EXERCISE REQUIREMENTS: Each line containing the word "this" must be collected.

--- start GIVEN INFORMATION ---

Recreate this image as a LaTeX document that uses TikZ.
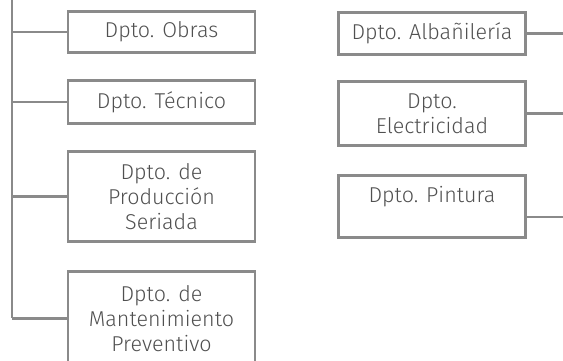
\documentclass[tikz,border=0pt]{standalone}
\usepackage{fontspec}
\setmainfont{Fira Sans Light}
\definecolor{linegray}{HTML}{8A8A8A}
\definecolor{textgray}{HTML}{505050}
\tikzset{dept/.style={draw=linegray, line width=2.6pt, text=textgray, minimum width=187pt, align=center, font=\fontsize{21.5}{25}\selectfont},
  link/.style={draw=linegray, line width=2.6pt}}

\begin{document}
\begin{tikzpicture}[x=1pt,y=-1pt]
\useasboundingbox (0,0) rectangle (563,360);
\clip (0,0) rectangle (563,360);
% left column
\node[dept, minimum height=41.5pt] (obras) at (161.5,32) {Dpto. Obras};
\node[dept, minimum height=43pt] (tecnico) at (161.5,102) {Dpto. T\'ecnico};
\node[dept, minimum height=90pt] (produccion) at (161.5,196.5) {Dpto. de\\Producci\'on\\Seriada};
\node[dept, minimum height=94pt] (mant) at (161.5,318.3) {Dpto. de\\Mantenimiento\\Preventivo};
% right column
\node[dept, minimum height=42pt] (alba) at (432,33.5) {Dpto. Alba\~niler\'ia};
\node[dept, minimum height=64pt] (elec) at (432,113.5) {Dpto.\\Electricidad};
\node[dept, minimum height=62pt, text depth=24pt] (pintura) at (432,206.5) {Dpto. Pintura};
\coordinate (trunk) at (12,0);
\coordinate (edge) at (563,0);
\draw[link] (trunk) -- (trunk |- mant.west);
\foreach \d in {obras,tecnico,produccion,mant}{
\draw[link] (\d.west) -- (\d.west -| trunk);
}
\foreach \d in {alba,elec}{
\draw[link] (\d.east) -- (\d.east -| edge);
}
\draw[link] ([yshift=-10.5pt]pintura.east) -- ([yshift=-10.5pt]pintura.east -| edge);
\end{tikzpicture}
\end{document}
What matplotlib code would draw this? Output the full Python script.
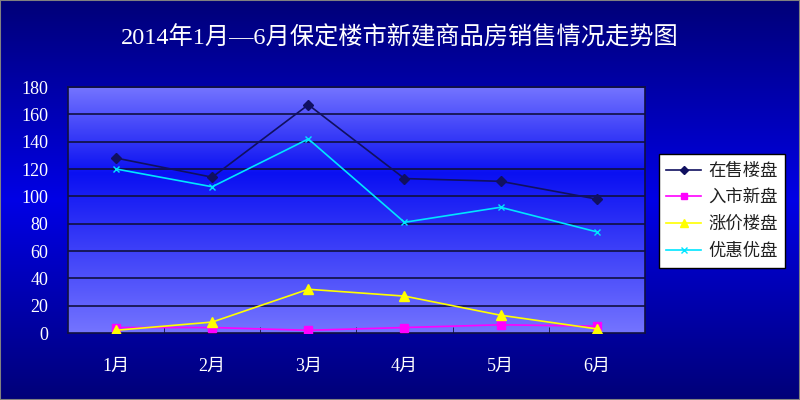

--- end GIVEN INFORMATION ---

FULL RESPONSE:
Recreate this image as a LaTeX document that uses TikZ.
What matplotlib code would draw this? Output the full Python script.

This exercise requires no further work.